No, history is all about writing. That's pretty much its definition. The invention of history happened precisely when people decided to start writing things down for the future.
We prevent the rewriting of history by distributing the writing as widely as possible. And that's precisely what the internet is doing.
> Physical distribution of acid-free paper books are better at preserving history.
I don't doubt that those books have better survivability, but they also represent only the tiny fraction of written information that was worth publishing in book form.
archive.org is a great example of how a relatively small nonprofit organization can now afford to archive historical information at volumes that were previously impossible.
They were referencing unique, long-tail content such as blogs or personal sites, not bit.ly redirectors to mainstream content that is widely replicated on CDNs.
Edit: try using https://addons.mozilla.org/en-US/firefox/addon/resurrect-pag... or similar extension to find caches/archives of dead links that are no longer online at an alternate address. Agreed that link rot is not the same as offline content, but there is digital content which can no longer be found in any archive or search engine.
Even given that, its not at all comparable to the idea that history is written in books. Books themselves are printed and published and duplicated if people care to do so. How much content that is scribblings in journals and other disposables is lost daily, which is why blogs and the like are the digital equivalent of?
Content that is initially valued is duplicated. Content that isn't dies away. It isn't like things being digital makes them more transient, instead it makes rare copies far more accessible.
The original comment was about "rewriting history".
History is written by winners, who change over time and have been known to rewrite history. Digital formats require constant transformation from legacy formats to modern formats (per http://fileformat.info). This has an economic cost and only a subset of content is prioritized for forward migration, depending on which parties wield economic power at that time.

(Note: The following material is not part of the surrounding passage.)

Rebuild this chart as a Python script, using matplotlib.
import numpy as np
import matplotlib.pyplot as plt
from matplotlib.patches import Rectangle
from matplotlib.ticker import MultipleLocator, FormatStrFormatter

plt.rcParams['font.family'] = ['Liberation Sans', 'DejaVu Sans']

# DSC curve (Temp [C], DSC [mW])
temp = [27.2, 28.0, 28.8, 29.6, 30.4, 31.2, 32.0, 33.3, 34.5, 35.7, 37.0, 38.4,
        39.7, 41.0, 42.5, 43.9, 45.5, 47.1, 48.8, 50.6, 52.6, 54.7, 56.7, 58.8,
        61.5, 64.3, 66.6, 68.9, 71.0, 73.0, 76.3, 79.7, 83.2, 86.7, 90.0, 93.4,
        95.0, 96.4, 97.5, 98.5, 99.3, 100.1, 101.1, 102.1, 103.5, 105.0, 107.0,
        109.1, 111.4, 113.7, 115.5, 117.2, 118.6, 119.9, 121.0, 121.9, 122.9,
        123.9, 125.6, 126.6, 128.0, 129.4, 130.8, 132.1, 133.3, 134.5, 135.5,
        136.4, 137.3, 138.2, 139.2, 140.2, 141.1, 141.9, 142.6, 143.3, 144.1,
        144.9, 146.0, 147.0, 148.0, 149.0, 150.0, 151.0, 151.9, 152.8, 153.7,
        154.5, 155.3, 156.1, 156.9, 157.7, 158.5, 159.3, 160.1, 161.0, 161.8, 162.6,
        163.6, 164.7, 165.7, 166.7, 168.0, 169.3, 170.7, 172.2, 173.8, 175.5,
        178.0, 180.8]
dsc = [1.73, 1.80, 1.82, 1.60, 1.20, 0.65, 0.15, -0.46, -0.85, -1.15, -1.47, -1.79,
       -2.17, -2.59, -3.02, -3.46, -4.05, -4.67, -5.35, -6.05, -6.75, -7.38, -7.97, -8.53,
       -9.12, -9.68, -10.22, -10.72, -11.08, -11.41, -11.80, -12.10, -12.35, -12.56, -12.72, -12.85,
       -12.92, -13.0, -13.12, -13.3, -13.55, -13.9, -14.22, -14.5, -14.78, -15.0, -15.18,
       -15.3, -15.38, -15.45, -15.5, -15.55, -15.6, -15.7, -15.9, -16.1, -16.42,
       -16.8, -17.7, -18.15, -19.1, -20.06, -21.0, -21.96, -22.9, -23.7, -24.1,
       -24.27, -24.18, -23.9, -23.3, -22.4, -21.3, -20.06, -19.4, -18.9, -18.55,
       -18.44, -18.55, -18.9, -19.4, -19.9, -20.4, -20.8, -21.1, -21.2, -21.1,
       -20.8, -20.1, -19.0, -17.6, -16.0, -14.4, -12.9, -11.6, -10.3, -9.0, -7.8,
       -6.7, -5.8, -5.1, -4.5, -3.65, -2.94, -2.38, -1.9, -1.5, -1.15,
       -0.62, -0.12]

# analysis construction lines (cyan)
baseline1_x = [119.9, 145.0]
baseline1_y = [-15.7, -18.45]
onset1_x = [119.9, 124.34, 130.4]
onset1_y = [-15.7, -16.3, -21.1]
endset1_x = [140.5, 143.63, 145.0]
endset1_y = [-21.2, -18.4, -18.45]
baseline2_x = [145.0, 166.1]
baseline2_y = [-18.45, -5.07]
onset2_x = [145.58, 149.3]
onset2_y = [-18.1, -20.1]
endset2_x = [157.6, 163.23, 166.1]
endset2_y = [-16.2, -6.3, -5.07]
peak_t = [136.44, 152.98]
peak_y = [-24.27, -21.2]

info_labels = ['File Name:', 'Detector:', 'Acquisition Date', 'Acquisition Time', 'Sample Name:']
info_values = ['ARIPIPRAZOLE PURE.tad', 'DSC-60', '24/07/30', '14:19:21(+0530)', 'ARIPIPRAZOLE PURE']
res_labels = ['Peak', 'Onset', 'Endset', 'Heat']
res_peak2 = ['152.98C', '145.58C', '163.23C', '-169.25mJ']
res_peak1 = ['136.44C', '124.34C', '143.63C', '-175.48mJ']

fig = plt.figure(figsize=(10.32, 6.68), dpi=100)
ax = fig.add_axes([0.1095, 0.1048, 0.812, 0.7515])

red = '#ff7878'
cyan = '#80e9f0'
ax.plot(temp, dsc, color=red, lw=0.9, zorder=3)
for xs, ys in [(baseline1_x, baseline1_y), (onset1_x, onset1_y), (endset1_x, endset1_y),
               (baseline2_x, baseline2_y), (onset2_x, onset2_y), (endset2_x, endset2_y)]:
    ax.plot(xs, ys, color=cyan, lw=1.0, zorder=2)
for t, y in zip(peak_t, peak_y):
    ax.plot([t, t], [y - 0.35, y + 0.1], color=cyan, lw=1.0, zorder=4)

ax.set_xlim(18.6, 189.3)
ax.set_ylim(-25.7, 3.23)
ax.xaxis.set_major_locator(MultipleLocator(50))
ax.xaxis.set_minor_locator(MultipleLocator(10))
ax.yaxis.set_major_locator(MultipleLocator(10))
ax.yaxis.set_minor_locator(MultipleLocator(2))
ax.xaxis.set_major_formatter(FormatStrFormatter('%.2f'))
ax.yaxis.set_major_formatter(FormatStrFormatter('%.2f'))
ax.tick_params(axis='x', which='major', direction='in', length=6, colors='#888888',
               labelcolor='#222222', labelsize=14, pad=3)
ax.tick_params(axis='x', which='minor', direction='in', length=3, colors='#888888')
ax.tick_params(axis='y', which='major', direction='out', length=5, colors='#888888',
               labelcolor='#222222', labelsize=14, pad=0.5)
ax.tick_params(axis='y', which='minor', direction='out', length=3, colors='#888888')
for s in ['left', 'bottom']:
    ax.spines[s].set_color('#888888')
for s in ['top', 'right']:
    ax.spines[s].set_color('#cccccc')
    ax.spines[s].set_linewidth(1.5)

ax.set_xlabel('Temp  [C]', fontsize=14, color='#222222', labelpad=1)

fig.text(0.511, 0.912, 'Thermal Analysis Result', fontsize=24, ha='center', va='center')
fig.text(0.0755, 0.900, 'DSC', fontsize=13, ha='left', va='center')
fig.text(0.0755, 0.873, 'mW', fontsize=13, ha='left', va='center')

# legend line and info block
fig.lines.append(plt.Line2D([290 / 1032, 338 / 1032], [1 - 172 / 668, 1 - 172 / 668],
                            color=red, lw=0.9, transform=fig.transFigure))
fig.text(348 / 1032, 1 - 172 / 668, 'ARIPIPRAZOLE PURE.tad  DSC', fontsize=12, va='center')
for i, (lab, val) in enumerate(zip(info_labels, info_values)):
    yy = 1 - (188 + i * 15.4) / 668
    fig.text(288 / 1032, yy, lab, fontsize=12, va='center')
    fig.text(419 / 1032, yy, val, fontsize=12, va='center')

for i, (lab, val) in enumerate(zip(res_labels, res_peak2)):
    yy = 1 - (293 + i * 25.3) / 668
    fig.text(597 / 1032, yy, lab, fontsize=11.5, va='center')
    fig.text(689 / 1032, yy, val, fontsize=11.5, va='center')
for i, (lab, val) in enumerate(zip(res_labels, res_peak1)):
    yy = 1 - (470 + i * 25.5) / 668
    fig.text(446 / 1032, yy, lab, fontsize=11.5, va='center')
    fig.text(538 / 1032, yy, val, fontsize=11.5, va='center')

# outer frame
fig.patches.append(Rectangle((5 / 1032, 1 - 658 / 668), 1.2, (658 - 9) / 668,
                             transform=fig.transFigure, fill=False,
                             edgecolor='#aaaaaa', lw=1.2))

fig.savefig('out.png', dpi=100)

A book on acid-free paper that has a reasonable print run will be stored in geographical locations worldwide and will preserve information for decades if not hundreds of years, without requiring battery power, OS upgrades or file format migration.
History is also about economics. Digital storage economics is increasingly driven by cloud vendor bulk manufacture of custom servers and data centers, e.g. OpenCompute. Centralized copies can be rewritten. If local communities start building their own https://archive.org/web/petabox.php to record local/global digital history in archival file formats, maybe digital can record long-term history, EMPs not withstanding.
Do you know about Wikipedia's version control and discussion features?
Wikipedia is about 10 GB compressed, meaning that anybody can download a copy and save it forever, for free.
If you include the discussions pages, images, and revisions of Wikipedia it amounts to several terabytes worth of data. (A couple of hundred dollars for a hard-drive that size).
There are many backup mediums that are meant for long-term storage. EMP protection is relatively easy.
How many "acid-free paper books" would it take to store that information?
Wikipedia is a great example of data in an open format that is intended to be migrated forward as technology changes.
It does not protect against rewriting history, one could argue that Wikipedia exists to rewrite history based on the latest consensus and reduction of controversy. While anyone could review the change history, in practice most readers use the latest version. There is at least one research paper showing a steady decline in Wikipedia contributors due to tough editorial policies created to thwart spammers.
Books are decentralized from both a physical and editorial point of view. Look back at any major event in history and there will be multiple records and perspectives of the event. Decentralized locations record the subset of events that are locally most important.
At any rate, it's not an either/or situation. Digital will coexist with print and paintings and sculpture and architecture. Each has a different information density, diversity and preservation profile.
We prevent the rewriting of history by distributing the writing as widely as possible. And that's precisely what the internet is doing.